Information shown:
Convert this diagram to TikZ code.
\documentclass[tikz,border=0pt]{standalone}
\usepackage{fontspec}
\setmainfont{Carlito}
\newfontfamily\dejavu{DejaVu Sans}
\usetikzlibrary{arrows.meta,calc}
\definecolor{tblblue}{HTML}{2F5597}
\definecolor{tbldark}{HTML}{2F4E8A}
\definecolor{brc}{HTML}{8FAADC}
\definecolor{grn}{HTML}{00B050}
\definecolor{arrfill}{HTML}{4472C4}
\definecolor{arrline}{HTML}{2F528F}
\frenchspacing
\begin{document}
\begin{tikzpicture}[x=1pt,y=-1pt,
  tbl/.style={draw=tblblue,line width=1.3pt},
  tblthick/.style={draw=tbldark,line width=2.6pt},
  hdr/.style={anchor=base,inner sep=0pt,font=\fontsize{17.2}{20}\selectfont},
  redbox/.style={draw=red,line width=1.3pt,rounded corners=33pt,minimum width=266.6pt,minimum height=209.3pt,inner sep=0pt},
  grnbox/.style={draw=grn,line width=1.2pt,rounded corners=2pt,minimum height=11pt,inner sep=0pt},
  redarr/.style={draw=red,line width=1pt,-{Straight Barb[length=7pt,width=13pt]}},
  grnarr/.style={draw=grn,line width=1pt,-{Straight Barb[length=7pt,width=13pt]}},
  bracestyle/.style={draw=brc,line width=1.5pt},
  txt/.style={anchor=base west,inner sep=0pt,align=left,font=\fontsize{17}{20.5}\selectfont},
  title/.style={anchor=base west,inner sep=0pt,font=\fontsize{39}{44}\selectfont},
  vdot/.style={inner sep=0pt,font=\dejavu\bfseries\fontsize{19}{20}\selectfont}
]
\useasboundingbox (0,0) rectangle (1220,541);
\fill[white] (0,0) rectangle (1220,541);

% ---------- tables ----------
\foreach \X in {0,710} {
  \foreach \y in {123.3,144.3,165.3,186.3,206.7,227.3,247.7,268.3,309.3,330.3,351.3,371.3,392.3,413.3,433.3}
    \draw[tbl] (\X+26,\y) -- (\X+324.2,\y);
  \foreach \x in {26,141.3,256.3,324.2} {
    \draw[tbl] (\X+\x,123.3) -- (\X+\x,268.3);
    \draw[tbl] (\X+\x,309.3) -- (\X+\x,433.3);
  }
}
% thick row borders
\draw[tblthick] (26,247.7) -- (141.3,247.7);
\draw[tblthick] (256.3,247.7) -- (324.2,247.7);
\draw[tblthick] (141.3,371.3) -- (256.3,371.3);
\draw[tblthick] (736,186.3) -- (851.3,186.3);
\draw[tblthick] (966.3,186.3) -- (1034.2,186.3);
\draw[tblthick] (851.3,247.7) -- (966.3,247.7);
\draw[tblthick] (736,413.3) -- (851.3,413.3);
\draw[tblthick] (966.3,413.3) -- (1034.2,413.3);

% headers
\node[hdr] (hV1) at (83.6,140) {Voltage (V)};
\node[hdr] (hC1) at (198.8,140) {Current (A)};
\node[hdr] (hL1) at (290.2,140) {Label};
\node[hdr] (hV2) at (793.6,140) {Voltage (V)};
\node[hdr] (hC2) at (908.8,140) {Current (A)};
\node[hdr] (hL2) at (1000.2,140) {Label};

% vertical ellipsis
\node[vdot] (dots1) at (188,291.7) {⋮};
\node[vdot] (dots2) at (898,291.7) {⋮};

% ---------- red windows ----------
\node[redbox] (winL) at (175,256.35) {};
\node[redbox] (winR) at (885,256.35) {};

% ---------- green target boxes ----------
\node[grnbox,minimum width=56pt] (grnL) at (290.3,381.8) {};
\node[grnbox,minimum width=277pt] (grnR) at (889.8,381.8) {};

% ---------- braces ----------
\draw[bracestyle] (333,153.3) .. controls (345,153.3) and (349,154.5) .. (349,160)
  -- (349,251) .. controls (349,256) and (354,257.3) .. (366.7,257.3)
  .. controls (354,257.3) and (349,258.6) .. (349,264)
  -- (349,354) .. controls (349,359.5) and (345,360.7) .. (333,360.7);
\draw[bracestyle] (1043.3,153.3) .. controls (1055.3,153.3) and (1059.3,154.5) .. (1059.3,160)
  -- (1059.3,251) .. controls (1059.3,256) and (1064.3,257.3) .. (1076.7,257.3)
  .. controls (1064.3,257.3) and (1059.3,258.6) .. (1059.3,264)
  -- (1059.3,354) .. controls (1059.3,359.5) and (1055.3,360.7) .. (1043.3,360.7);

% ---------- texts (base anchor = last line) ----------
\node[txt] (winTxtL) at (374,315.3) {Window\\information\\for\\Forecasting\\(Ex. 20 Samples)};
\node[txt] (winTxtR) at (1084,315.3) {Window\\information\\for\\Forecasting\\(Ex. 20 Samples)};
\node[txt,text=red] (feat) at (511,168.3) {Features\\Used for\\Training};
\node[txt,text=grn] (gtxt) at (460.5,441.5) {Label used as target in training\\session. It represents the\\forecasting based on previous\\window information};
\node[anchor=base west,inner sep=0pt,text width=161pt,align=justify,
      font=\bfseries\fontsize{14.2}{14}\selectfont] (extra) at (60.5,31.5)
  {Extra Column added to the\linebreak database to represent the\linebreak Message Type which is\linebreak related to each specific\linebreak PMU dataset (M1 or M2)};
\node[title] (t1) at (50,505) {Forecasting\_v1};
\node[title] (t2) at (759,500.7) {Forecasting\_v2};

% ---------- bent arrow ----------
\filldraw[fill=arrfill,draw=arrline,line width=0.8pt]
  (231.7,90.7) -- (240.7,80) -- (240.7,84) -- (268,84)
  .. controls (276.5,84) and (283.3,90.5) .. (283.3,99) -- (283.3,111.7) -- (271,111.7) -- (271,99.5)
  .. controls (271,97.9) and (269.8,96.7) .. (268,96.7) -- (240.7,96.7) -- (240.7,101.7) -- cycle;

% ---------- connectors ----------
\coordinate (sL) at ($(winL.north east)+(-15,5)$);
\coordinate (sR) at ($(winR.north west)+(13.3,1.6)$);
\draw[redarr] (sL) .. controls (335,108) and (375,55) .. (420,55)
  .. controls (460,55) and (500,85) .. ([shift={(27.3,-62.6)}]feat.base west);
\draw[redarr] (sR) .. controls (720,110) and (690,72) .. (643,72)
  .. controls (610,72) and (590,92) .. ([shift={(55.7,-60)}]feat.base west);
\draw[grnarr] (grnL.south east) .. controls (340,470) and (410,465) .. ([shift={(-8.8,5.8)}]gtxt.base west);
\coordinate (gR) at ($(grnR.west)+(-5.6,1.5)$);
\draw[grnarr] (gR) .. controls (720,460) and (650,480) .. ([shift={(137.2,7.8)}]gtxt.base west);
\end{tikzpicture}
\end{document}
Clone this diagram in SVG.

The request: Every line above should be written out again exactly as it stands.

Response for this exercise:
Convert this diagram to TikZ code.
\documentclass[tikz,border=0pt]{standalone}
\usepackage{fontspec}
\setmainfont{Carlito}
\newfontfamily\dejavu{DejaVu Sans}
\usetikzlibrary{arrows.meta,calc}
\definecolor{tblblue}{HTML}{2F5597}
\definecolor{tbldark}{HTML}{2F4E8A}
\definecolor{brc}{HTML}{8FAADC}
\definecolor{grn}{HTML}{00B050}
\definecolor{arrfill}{HTML}{4472C4}
\definecolor{arrline}{HTML}{2F528F}
\frenchspacing
\begin{document}
\begin{tikzpicture}[x=1pt,y=-1pt,
  tbl/.style={draw=tblblue,line width=1.3pt},
  tblthick/.style={draw=tbldark,line width=2.6pt},
  hdr/.style={anchor=base,inner sep=0pt,font=\fontsize{17.2}{20}\selectfont},
  redbox/.style={draw=red,line width=1.3pt,rounded corners=33pt,minimum width=266.6pt,minimum height=209.3pt,inner sep=0pt},
  grnbox/.style={draw=grn,line width=1.2pt,rounded corners=2pt,minimum height=11pt,inner sep=0pt},
  redarr/.style={draw=red,line width=1pt,-{Straight Barb[length=7pt,width=13pt]}},
  grnarr/.style={draw=grn,line width=1pt,-{Straight Barb[length=7pt,width=13pt]}},
  bracestyle/.style={draw=brc,line width=1.5pt},
  txt/.style={anchor=base west,inner sep=0pt,align=left,font=\fontsize{17}{20.5}\selectfont},
  title/.style={anchor=base west,inner sep=0pt,font=\fontsize{39}{44}\selectfont},
  vdot/.style={inner sep=0pt,font=\dejavu\bfseries\fontsize{19}{20}\selectfont}
]
\useasboundingbox (0,0) rectangle (1220,541);
\fill[white] (0,0) rectangle (1220,541);

% ---------- tables ----------
\foreach \X in {0,710} {
  \foreach \y in {123.3,144.3,165.3,186.3,206.7,227.3,247.7,268.3,309.3,330.3,351.3,371.3,392.3,413.3,433.3}
    \draw[tbl] (\X+26,\y) -- (\X+324.2,\y);
  \foreach \x in {26,141.3,256.3,324.2} {
    \draw[tbl] (\X+\x,123.3) -- (\X+\x,268.3);
    \draw[tbl] (\X+\x,309.3) -- (\X+\x,433.3);
  }
}
% thick row borders
\draw[tblthick] (26,247.7) -- (141.3,247.7);
\draw[tblthick] (256.3,247.7) -- (324.2,247.7);
\draw[tblthick] (141.3,371.3) -- (256.3,371.3);
\draw[tblthick] (736,186.3) -- (851.3,186.3);
\draw[tblthick] (966.3,186.3) -- (1034.2,186.3);
\draw[tblthick] (851.3,247.7) -- (966.3,247.7);
\draw[tblthick] (736,413.3) -- (851.3,413.3);
\draw[tblthick] (966.3,413.3) -- (1034.2,413.3);

% headers
\node[hdr] (hV1) at (83.6,140) {Voltage (V)};
\node[hdr] (hC1) at (198.8,140) {Current (A)};
\node[hdr] (hL1) at (290.2,140) {Label};
\node[hdr] (hV2) at (793.6,140) {Voltage (V)};
\node[hdr] (hC2) at (908.8,140) {Current (A)};
\node[hdr] (hL2) at (1000.2,140) {Label};

% vertical ellipsis
\node[vdot] (dots1) at (188,291.7) {⋮};
\node[vdot] (dots2) at (898,291.7) {⋮};

% ---------- red windows ----------
\node[redbox] (winL) at (175,256.35) {};
\node[redbox] (winR) at (885,256.35) {};

% ---------- green target boxes ----------
\node[grnbox,minimum width=56pt] (grnL) at (290.3,381.8) {};
\node[grnbox,minimum width=277pt] (grnR) at (889.8,381.8) {};

% ---------- braces ----------
\draw[bracestyle] (333,153.3) .. controls (345,153.3) and (349,154.5) .. (349,160)
  -- (349,251) .. controls (349,256) and (354,257.3) .. (366.7,257.3)
  .. controls (354,257.3) and (349,258.6) .. (349,264)
  -- (349,354) .. controls (349,359.5) and (345,360.7) .. (333,360.7);
\draw[bracestyle] (1043.3,153.3) .. controls (1055.3,153.3) and (1059.3,154.5) .. (1059.3,160)
  -- (1059.3,251) .. controls (1059.3,256) and (1064.3,257.3) .. (1076.7,257.3)
  .. controls (1064.3,257.3) and (1059.3,258.6) .. (1059.3,264)
  -- (1059.3,354) .. controls (1059.3,359.5) and (1055.3,360.7) .. (1043.3,360.7);

% ---------- texts (base anchor = last line) ----------
\node[txt] (winTxtL) at (374,315.3) {Window\\information\\for\\Forecasting\\(Ex. 20 Samples)};
\node[txt] (winTxtR) at (1084,315.3) {Window\\information\\for\\Forecasting\\(Ex. 20 Samples)};
\node[txt,text=red] (feat) at (511,168.3) {Features\\Used for\\Training};
\node[txt,text=grn] (gtxt) at (460.5,441.5) {Label used as target in training\\session. It represents the\\forecasting based on previous\\window information};
\node[anchor=base west,inner sep=0pt,text width=161pt,align=justify,
      font=\bfseries\fontsize{14.2}{14}\selectfont] (extra) at (60.5,31.5)
  {Extra Column added to the\linebreak database to represent the\linebreak Message Type which is\linebreak related to each specific\linebreak PMU dataset (M1 or M2)};
\node[title] (t1) at (50,505) {Forecasting\_v1};
\node[title] (t2) at (759,500.7) {Forecasting\_v2};

% ---------- bent arrow ----------
\filldraw[fill=arrfill,draw=arrline,line width=0.8pt]
  (231.7,90.7) -- (240.7,80) -- (240.7,84) -- (268,84)
  .. controls (276.5,84) and (283.3,90.5) .. (283.3,99) -- (283.3,111.7) -- (271,111.7) -- (271,99.5)
  .. controls (271,97.9) and (269.8,96.7) .. (268,96.7) -- (240.7,96.7) -- (240.7,101.7) -- cycle;

% ---------- connectors ----------
\coordinate (sL) at ($(winL.north east)+(-15,5)$);
\coordinate (sR) at ($(winR.north west)+(13.3,1.6)$);
\draw[redarr] (sL) .. controls (335,108) and (375,55) .. (420,55)
  .. controls (460,55) and (500,85) .. ([shift={(27.3,-62.6)}]feat.base west);
\draw[redarr] (sR) .. controls (720,110) and (690,72) .. (643,72)
  .. controls (610,72) and (590,92) .. ([shift={(55.7,-60)}]feat.base west);
\draw[grnarr] (grnL.south east) .. controls (340,470) and (410,465) .. ([shift={(-8.8,5.8)}]gtxt.base west);
\coordinate (gR) at ($(grnR.west)+(-5.6,1.5)$);
\draw[grnarr] (gR) .. controls (720,460) and (650,480) .. ([shift={(137.2,7.8)}]gtxt.base west);
\end{tikzpicture}
\end{document}
Clone this diagram in SVG.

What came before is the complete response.